### Directions
Return the material exactly, first line through the line containing "import plotly.graph_objects as go", and nothing more. Pictures stay out.

■ ■ ■ ■

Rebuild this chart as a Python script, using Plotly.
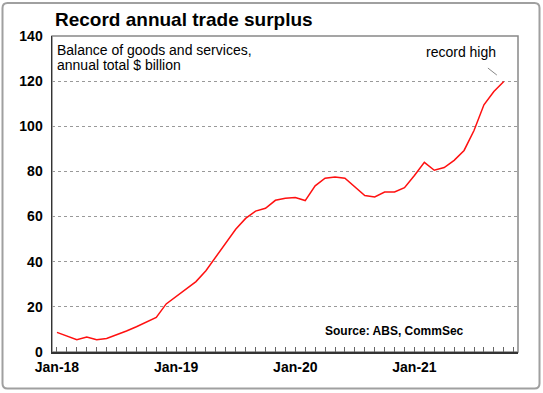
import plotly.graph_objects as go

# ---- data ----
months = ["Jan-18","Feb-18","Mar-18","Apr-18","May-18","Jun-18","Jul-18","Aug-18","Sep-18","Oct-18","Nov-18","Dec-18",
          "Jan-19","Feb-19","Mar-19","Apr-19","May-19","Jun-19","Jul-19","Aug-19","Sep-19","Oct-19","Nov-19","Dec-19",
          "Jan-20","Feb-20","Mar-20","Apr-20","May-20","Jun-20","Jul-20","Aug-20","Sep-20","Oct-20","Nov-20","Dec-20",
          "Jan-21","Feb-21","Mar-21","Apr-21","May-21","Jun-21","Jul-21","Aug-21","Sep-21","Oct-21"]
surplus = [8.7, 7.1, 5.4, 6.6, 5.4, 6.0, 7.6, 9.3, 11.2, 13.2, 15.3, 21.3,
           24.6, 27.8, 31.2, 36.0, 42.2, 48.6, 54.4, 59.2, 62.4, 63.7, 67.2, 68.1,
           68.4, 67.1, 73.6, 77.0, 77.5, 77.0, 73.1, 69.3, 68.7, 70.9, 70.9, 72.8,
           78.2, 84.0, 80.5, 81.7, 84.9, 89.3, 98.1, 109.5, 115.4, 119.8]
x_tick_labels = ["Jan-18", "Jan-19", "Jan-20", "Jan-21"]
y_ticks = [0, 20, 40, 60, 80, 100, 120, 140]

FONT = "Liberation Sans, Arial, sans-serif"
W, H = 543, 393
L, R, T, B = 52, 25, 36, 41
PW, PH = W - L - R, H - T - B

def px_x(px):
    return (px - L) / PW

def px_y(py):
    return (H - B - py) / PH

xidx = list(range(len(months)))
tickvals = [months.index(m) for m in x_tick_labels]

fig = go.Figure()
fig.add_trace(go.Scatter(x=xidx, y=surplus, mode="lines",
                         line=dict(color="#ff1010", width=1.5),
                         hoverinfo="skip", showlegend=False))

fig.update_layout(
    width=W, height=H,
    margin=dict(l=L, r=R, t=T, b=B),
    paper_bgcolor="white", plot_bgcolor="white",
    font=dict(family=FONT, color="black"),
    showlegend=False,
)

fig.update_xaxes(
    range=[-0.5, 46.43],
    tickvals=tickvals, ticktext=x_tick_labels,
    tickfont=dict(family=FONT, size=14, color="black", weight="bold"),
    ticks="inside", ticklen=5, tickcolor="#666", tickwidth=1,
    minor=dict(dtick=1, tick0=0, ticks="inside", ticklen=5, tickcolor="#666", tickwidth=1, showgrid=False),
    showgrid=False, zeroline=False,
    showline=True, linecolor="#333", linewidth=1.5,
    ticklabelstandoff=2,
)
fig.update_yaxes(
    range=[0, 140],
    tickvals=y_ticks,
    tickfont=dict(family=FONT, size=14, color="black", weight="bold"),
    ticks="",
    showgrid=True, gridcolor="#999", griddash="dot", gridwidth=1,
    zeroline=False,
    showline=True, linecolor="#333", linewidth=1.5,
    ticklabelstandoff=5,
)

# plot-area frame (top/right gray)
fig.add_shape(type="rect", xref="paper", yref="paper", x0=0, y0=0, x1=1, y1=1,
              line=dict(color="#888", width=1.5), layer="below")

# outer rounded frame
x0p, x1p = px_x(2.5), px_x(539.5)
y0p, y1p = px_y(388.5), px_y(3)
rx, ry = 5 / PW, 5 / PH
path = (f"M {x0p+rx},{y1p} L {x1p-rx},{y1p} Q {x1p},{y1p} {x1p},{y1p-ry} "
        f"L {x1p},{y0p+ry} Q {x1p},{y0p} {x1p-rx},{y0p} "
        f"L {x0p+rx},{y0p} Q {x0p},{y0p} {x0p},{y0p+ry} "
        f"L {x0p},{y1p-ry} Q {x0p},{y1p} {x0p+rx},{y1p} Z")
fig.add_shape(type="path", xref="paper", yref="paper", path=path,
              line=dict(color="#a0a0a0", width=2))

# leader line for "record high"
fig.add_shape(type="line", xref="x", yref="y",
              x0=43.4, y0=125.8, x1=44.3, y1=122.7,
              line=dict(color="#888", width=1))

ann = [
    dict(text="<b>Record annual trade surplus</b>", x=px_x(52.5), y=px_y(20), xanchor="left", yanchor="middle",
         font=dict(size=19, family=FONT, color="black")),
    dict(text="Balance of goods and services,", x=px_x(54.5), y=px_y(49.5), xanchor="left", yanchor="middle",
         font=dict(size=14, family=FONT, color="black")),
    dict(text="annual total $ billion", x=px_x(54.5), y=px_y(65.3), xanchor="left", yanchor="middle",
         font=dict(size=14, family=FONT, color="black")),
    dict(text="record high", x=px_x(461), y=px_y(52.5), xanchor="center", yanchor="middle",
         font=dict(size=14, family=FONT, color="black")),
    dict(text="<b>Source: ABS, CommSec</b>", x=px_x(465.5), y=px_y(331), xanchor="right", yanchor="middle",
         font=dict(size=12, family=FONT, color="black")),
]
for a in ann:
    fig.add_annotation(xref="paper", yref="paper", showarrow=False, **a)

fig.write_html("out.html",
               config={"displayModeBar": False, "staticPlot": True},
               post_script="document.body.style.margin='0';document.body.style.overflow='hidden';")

■ ■ ■ ■

### Written response
Rebuild this chart as a Python script, using Plotly.
import plotly.graph_objects as go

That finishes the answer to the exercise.